Policymakers need to support a struggling economy with proactive investments.
Part of a Series
Household debt, lingering wealth losses, fiscal challenges for state, local, and federal governments, and overseas economic crises weigh down economic growth and job growth. Yet both the economy and the labor market are still expanding at a modest pace.
Progressive policy efforts at the depth of the Great Recession helped to turn the corner for the economy, but since then conservative policymakers have impeded new steps to strengthen the recovery, as they apparently never felt the necessary sense of urgency to respond to the continuing crisis of falling incomes, rising poverty, high unemployment, and massive foreclosures. Progressive ideas to invest in people and in the economy have thus far faced an insurmountable political blockage in Congress, and America’s middle class has paid the price in the form of widespread economic insecurity during the economic expansion.

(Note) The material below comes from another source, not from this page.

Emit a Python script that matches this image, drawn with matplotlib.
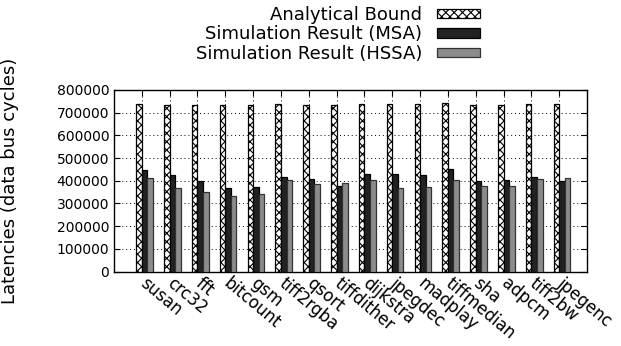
import numpy as np
import matplotlib.pyplot as plt

benchmarks = ['susan', 'crc32', 'fft', 'bitcount', 'gsm', 'tiff2rgba', 'qsort', 'tiffdither',
              'dijkstra', 'jpegdec', 'madplay', 'tiffmedian', 'sha', 'adpcm', 'tiff2bw', 'jpegenc']
analytical = [738000, 733000, 734000, 733000, 733000, 738000, 734000, 734000,
              738000, 738000, 738000, 743000, 734000, 735000, 738000, 738000]
msa = [447000, 424000, 400000, 368000, 374000, 416000, 406000, 378000,
       431000, 428000, 424000, 452000, 399000, 405000, 416000, 399000]
hssa = [412000, 368000, 350000, 333000, 342000, 403000, 387000, 389000,
        403000, 368000, 374000, 403000, 375000, 377000, 406000, 411000]

plt.rcParams['hatch.linewidth'] = 0.8
fig = plt.figure(figsize=(6.21, 3.46), dpi=100)
ax = fig.add_axes([0.1836, 0.2153, 0.7617, 0.5247])

x = np.arange(len(benchmarks))
w = 0.2
b1 = ax.bar(x - w, analytical, w, align='edge', color='white', edgecolor='black',
            hatch='xxxx', linewidth=0.9, label='Analytical Bound', zorder=3)
b2 = ax.bar(x, msa, w, align='edge', color='#222222', edgecolor='black',
            linewidth=0.9, label='Simulation Result (MSA)', zorder=3)
b3 = ax.bar(x + w, hssa, w, align='edge', color='#8c8c8c', edgecolor='#333333',
            linewidth=0.9, label='Simulation Result (HSSA)', zorder=3)

ax.set_xlim(-1, 16)
ax.set_ylim(0, 800000)
ax.set_yticks(np.arange(0, 800001, 100000))
ax.set_xticks(x)
ax.set_xticklabels(benchmarks, rotation=-40, ha='left', va='center',
                   rotation_mode='anchor', fontsize=12)
ax.tick_params(axis='x', pad=7)
ax.tick_params(axis='y', labelsize=10)
ax.tick_params(direction='in', top=True, right=True, length=4)
ax.grid(True, linestyle=(0, (1, 3)), color='black', linewidth=0.7, zorder=0)
for s in ax.spines.values():
    s.set_linewidth(1.0)

ax.set_ylabel('Latencies (data bus cycles)', fontsize=13)
ax.yaxis.set_label_coords(-0.2, 0.5)

fig.legend(handles=[b1, b2, b3], loc='upper right', bbox_to_anchor=(489 / 621, 1 + 3 / 346),
           frameon=False, markerfirst=False, fontsize=13, borderpad=0,
           labelspacing=0.08, handlelength=2.4, handleheight=0.45, handletextpad=0.8)

fig.savefig('out.png', dpi=100)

The Center for American Progress recently released a report, “Making Our Middle Class Stronger,” detailing 35 ideas to help the middle class. Many of these policies such as lower mortgage payments and lower student loan payments could quickly offer relief to families and thus boost economic growth. Policymakers should not let partisan politics stand in the way of boosting economic and job growth.
1. Economic growth remains positive but modest. Gross domestic product grew at an annual rate of 1.7 percent in the second quarter of 2012. Government spending actually fell by 0.9 percent. Business investment grew by 4.2 percent in the second quarter of 2012, while consumption grew by 1.7 percent and exports expanded at 6 percent. Government spending cuts reflect the continued fiscal crisis among federal, state, and local governments. The reasonable business investment and export growth were not enough to overcome lackluster consumption and shrinking government spending growth.
2. Competitiveness stays back. Worker productivity—the amount of goods and services produced in an hour of work in the nonfarm business economy—is a key measure of the economy’s global competitiveness. Productivity now stands 7.4 percent larger than in December 2007 at the start of the Great Recession but is well below the average increase of 8.5 percent for similar periods in the past.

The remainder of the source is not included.